Les défis actuels auxquels le Mali est confronté en matière de droits humains, d’espace civique et de gouvernance démocratique étaient au centre des discussions, le mercredi 15 mai 2024 au mémorial Modibo Kéita. Prenant part aux échanges, le président des jeunes avocats du Mali, Amadou Diallo, a donné son avis sur l’accès à la justice en disant que « le baromètre de l’Etat de droit, c’est l’accès à la justice »
Depuis 2012, le Mali vit une triple crise sécuritaire, politique et humanitaire marquée par la rébellion dans le nord du pays, une transition politique avec un régime militaire au sommet de l’Etat, et les effets néfastes du changement climatique et l’insécurité alimentaire. L’extension des zones touchées par les conflits et l’extrémisme violent, principalement au centre du pays, a porté atteinte à la stabilité politique et institutionnelle du Mali entrainant du coup un recul de l’exercice du rôle régalien de l’Etat dans les zones en crise. Cette défiance du rôle de l’Etat protecteur a été durement ressentie par les populations dans certaines zones comme témoignent les massacres interethniques perpétrés en 2018, 2019 et 2020 dans le Centre du Mali et qui n’ont pas jusqu’ici connu de suites judiciaires, exacerbant le sentiment d’impunité auprès des populations envers les autorités étatiques. Face à ces menaces, les populations font parfois appel à des milices, des groupes d’autodéfenses ou à des formes de justice traditionnelle assez éloignée du respect du droit commun. C’est dans ce contexte que le président des jeunes avocats du Mali est intervenu, le 15 mai dernier au mémorial Modibo Kéita lors du lancement du projet intitulé « Renforcer l’espace civique et promouvoir les droits humains au Mali : vers une société démocratique et inclusive ».
Le jeune avocat, Amadou dit Bogoba Diallo, a porté son regard sur la justice malienne en disant « le baromètre de mesure d’un Etat de droit c’est l’accès à la justice ». Ce défenseur des droits humains a fait quelques remarques sur les défis qui doivent être relevés par notre administration judiciaire. Maître Diallo estime que les justiciables sont très éloignés des juridictions. Cet éloignement géographique, dit-il, est un handicap qui s’ajoute à l’éloignement linguistique. « La justice est rendue en langue française. Cette langue n’est pas maitrisée par bon nombre de citoyens, les textes de lois écrits en français ne sont pas traduits en d’autres langues nationales et ne font l’objet de larges diffusions. C’est un handicap par rapport à l’accès à la justice », a-t-il déclaré.

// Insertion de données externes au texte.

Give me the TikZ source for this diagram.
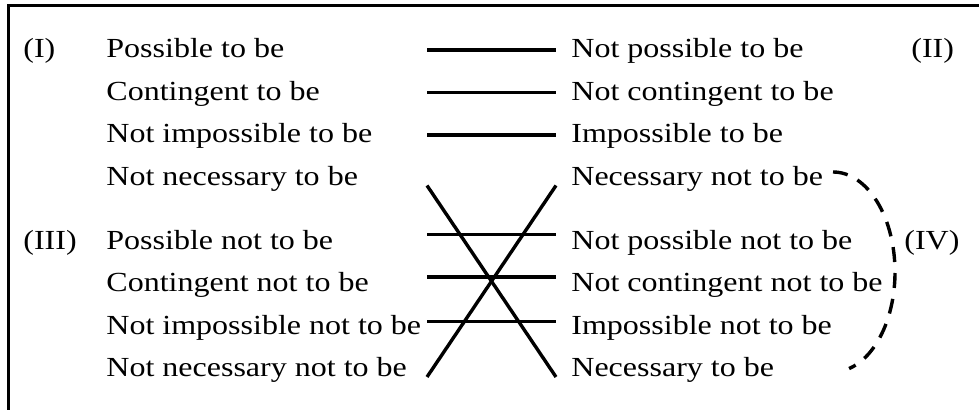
\documentclass[tikz,border=0pt]{standalone}
\usepackage{fontspec}
\setmainfont{Liberation Serif}[FakeStretch=1.16]
\usepackage{tikz}
\usetikzlibrary{positioning,calc}
\tikzset{
  rowtext/.style={anchor=base west,inner sep=0pt,
    font=\fontsize{13.8}{17}\selectfont},
  barline/.style={line width=1.7pt,draw=black},
  dashlink/.style={line width=1.7pt,draw=black,dash pattern=on 7.5pt off 5.5pt},
  frameline/.style={line width=1.5pt,draw=black},
}

\begin{document}
\begin{tikzpicture}[x=0.5pt,y=-0.5pt]
  \useasboundingbox (0,0) rectangle (979,410);
  \draw[frameline] (8.5,410) -- (8.5,6) -- (979,6);
  \coordinate (colL) at (427,0);
  \coordinate (colR) at (556,0);
  \coordinate (arcTop) at (833,172);
  % group labels
  \node[rowtext] (labI)   at (23,58)    {(I)};
  \node[rowtext] (labII)  at (911,58)   {(II)};
  \node[rowtext] (labIII) at (23,249.5) {(III)};
  \node[rowtext] (labIV)  at (904,249.5) {(IV)};
  % left column
  \node[rowtext] (l1) at (106,58)    {Possible to be};
  \node[rowtext] (l2) at (106,100.5) {Contingent to be};
  \node[rowtext] (l3) at (106,143)   {Not impossible to be};
  \node[rowtext] (l4) at (106,185.5) {Not necessary to be};
  \node[rowtext] (l5) at (106,249.5) {Possible not to be};
  \node[rowtext] (l6) at (106,292)   {Contingent not to be};
  \node[rowtext] (l7) at (106,334.5) {Not impossible not to be};
  \node[rowtext] (l8) at (106,377)   {Not necessary not to be};
  % right column
  \node[rowtext] (r1) at (571,58)    {Not possible to be};
  \node[rowtext] (r2) at (571,100.5) {Not contingent to be};
  \node[rowtext] (r3) at (571,143)   {Impossible to be};
  \node[rowtext] (r4) at (571,185.5) {Necessary not to be};
  \node[rowtext] (r5) at (571,249.5) {Not possible not to be};
  \node[rowtext] (r6) at (571,292)   {Not contingent not to be};
  \node[rowtext] (r7) at (571,334.5) {Impossible not to be};
  \node[rowtext] (r8) at (571,377)   {Necessary to be};
  % bars
  \draw[barline] ($(l1.base -| colL)+(0,-8)$) -- ($(r1.base -| colR)+(0,-8)$);
  \draw[barline] ($(l2.base -| colL)+(0,-8)$) -- ($(r2.base -| colR)+(0,-8)$);
  \draw[barline] ($(l3.base -| colL)+(0,-8)$) -- ($(r3.base -| colR)+(0,-8)$);
  \draw[barline] ($(l5.base -| colL)+(0,-15)$) -- ($(r5.base -| colR)+(0,-15)$);
  \draw[barline] ($(l6.base -| colL)+(0,-15)$) -- ($(r6.base -| colR)+(0,-15)$);
  \draw[barline] ($(l7.base -| colL)+(0,-13)$) -- ($(r7.base -| colR)+(0,-13)$);
  % cross
  \draw[barline] (colL |- r4.base) -- (colR |- r8.base);
  \draw[barline] (colL |- r8.base) -- (colR |- r4.base);
  % dashed bracket
  \draw[dashlink] (arcTop) arc[start angle=-90,end angle=75,x radius=62,y radius=100];
\end{tikzpicture}
\end{document}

Le problème de la corruption n’a pas été occulté par cet éminent jeune avocat du barreau du Mali. Ce phénomène désastreux sape les fondements de nos sociétés. La corruption détourne les ressources des services publics essentiels, creuse les inégalités et entrave le développement économique. « Le problème de la corruption de la justice se vit tous les jours. C’est un aspect réel dans notre espace judiciaire qui a enlevé la confiance des justiciables à la justice. La corruption a créé la méfiance du citoyen à la justice », a indiqué Maître Diallo.
L’absence des moyens, d’infrastructures, de matériels adéquats a été souligné par l’orateur qui a tout de même reconnu les efforts des Gouvernements successifs pour pallier ces problèmes au niveau de l’appareil judiciaire.
Selon Maître Amadou dit Bogoba Diallo, l’arsenal judiciaire malien fait face à d’autres contraintes dont le manque de formation des juges, le nombre insuffisant des magistrats, la lenteur et les coûts élevés des procédures judiciaires. « Le rapprochement de la justice passe par un maillage adapté au territoire. La justice est un impératif pour un Etat de droit et on ne doit pas lésiner sur les moyens pour saisir la justice », a-t-il affirmé.